August 23, 1988|SHIRLEY MARLOW

--After two weeks, Britain's newest princess has a name--three of them in fact. Prince Andrew and his wife, the former Sarah Ferguson, have named their first child Beatrice Elizabeth Mary, Buckingham Palace announced. Beatrice was the name of Queen Victoria's fifth daughter. Elizabeth is the name of the baby's grandmother, the present queen, and great-grandmother. Mary is the name of the duke's great-grandmother Queen Mary, wife of King George V, and the middle name of Sarah's mother, Susan Barrantes. The baby, born Aug. 8, will be known as the Princess Beatrice of York. A betting house heralded Beatrice as "a real bookies' baby. . . . Not one punter backed 'Beatrice,' " said Graham Sharpe, spokesman for the bookmaker William Hill, which offered the name at 100-1 odds.

--The National Geographic Society is taking another look at whether or not Robert Peary was the first explorer to reach the North Pole.
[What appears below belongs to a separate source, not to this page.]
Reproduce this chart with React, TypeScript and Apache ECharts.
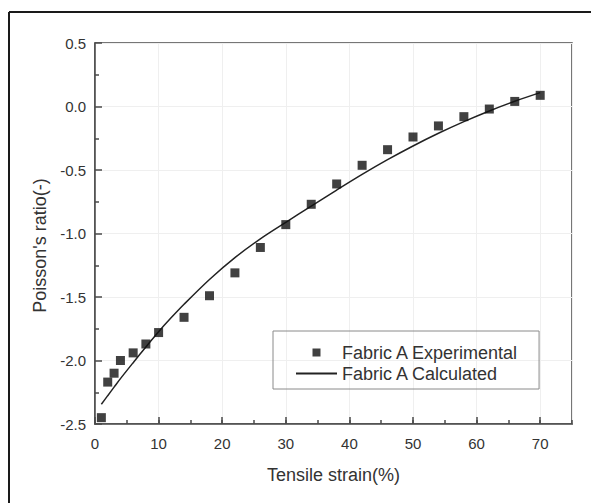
import React, { useEffect, useRef } from "react";
import * as echarts from "echarts";

const xExp = [1, 2, 3, 4, 6, 8, 10, 14, 18, 22, 26, 30, 34, 38, 42, 46, 50, 54, 58, 62, 66, 70];
const yExp = [-2.45, -2.17, -2.1, -2.0, -1.94, -1.87, -1.78, -1.66, -1.49, -1.31, -1.11, -0.93, -0.77, -0.61, -0.463, -0.34, -0.24, -0.153, -0.08, -0.02, 0.04, 0.088];

const xCalc = [1, 2, 3, 4, 6, 8, 10, 12, 14, 18, 22, 26, 30, 34, 38, 42, 46, 50, 54, 58, 62, 66, 70];
const yCalc = [-2.345, -2.277, -2.21, -2.143, -2.017, -1.893, -1.773, -1.662, -1.557, -1.362, -1.19, -1.042, -0.912, -0.784, -0.658, -0.535, -0.419, -0.311, -0.211, -0.119, -0.035, 0.041, 0.109];

const seriesNames = ["Fabric A Experimental", "Fabric A Calculated"];
const xTitle = "Tensile strain(%)";
const yTitle = "Poisson's ratio(-)";

const FONT = "'Liberation Sans', Arial, Helvetica, sans-serif";
const TEXT = "#333";
const AXIS = "#4a4a4a";

export default function App() {
  const ref = useRef<HTMLDivElement>(null);
  useEffect(() => {
    if (!ref.current) return;
    const chart = echarts.init(ref.current, null, { renderer: "svg" });
    chart.setOption({
      animation: false,
      backgroundColor: "#fff",
      textStyle: { fontFamily: FONT },
      graphic: [
        { type: "line", shape: { x1: 9, y1: 12, x2: 591, y2: 12 }, style: { stroke: "#1a1a1a", lineWidth: 2 } },
        { type: "line", shape: { x1: 9, y1: 12, x2: 9, y2: 503 }, style: { stroke: "#1a1a1a", lineWidth: 2 } },
      ],
      grid: {
        left: 95,
        top: 43,
        right: 19,
        bottom: 79,
        show: true,
        borderColor: AXIS,
        borderWidth: 1.5,
        backgroundColor: "#fff",
      },
      legend: {
        orient: "vertical",
        left: 273,
        top: 331,
        padding: [11, 20, 5, 22],
        borderColor: "#8a8a8a",
        borderWidth: 1,
        itemWidth: 41,
        itemHeight: 8,
        itemGap: 0,
        symbolKeepAspect: true,
        textStyle: { fontSize: 18, lineHeight: 21, color: TEXT, fontFamily: FONT },
        data: [
          { name: seriesNames[0], icon: "path://M0,0H1V1H0Z" },
          { name: seriesNames[1], itemStyle: { opacity: 0 } },
        ],
      },
      xAxis: [
        {
          type: "value",
          min: 0,
          max: 75,
          interval: 10,
          name: xTitle,
          nameLocation: "middle",
          nameGap: 42,
          nameTextStyle: { fontSize: 18, color: TEXT, fontFamily: FONT },
          axisLine: { show: true, onZero: false, lineStyle: { color: AXIS, width: 1.5 } },
          axisTick: { show: true, inside: true, length: 7, lineStyle: { color: AXIS, width: 1.5 } },
          axisLabel: { fontSize: 15, color: TEXT, margin: 12, showMaxLabel: false, fontFamily: FONT },
          splitLine: { show: true, lineStyle: { color: "#efefef", width: 1 } },
        },
        {
          type: "value",
          min: 0,
          max: 75,
          interval: 5,
          position: "bottom",
          axisLine: { show: false, onZero: false },
          axisTick: { show: true, inside: true, length: 4, lineStyle: { color: AXIS, width: 1.5 } },
          axisLabel: { show: false },
          splitLine: { show: false },
        },
      ],
      yAxis: {
        type: "value",
        min: -2.5,
        max: 0.5,
        interval: 0.5,
        name: yTitle,
        nameLocation: "middle",
        nameGap: 45,
        nameTextStyle: { fontSize: 18, color: TEXT, fontFamily: FONT, padding: [0, 24, 0, 0] },
        axisLine: { show: true, onZero: false, lineStyle: { color: AXIS, width: 1.5 } },
        axisTick: { show: true, inside: true, length: 7, lineStyle: { color: AXIS, width: 1.5 } },
        minorTick: { show: true, splitNumber: 2, length: 4, lineStyle: { color: AXIS, width: 1.5 } },
        axisLabel: {
          fontSize: 15,
          color: TEXT,
          margin: 9,
          fontFamily: FONT,
          formatter: (v: number) => v.toFixed(1),
        },
        splitLine: { show: true, lineStyle: { color: "#efefef", width: 1 } },
      },
      series: [
        {
          name: seriesNames[0],
          type: "scatter",
          xAxisIndex: 0,
          symbol: "rect",
          symbolSize: 9,
          itemStyle: { color: "#111" },
          data: xExp.map((x, i) => [x, yExp[i]]),
          z: 3,
        },
        {
          name: seriesNames[1],
          type: "line",
          xAxisIndex: 0,
          symbol: "none",
          smooth: 0.3,
          lineStyle: { color: "#222", width: 1.5 },
          itemStyle: { color: "#222" },
          data: xCalc.map((x, i) => [x, yCalc[i]]),
          z: 2,
        },
      ],
    });
    return () => chart.dispose();
  }, []);
  return <div ref={ref} style={{ position: "absolute", left: 0, top: 0, width: 591, height: 503 }} />;
}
The society's board in 1909 unanimously certified that Peary reached his goal after talking with the explorer and reviewing his records. But now, an article in the 100th anniversary edition of the society's magazine casts doubt on that claim. National Geographic asked British polar explorer Wally Herbert to analyze documents recently released by the Peary family in response to a television show crediting his rival, Dr. Frederick A. Cook, with discovering the pole. Herbert states that he found "disturbing" gaps in the data. He said that Peary made no mention of the discovery of the pole in his diary entries for April 6-7, 1909--the days he claimed to have reached it. The controversy is not new and other experts expressed little surprise at Herbert's report. "I'm not sure we are ever going to know if (Peary) actually made it to the pole," said Mary Lynne Bird, executive director of the American Geographical Society in New York.

Florida Gov. Bob Martinez became an actor for a day with a bit part in the James Bond movie, "License Revoked," being filmed in the Florida Keys with Timothy Dalton as Agent 007. The governor had been set to portray a bystander. But when he arrived at the set in Key West, the crew handed him a uniform and made him a guard instead. Even though the governor was fresh from his speaking engagement at the Republican National Convention, he got no lines.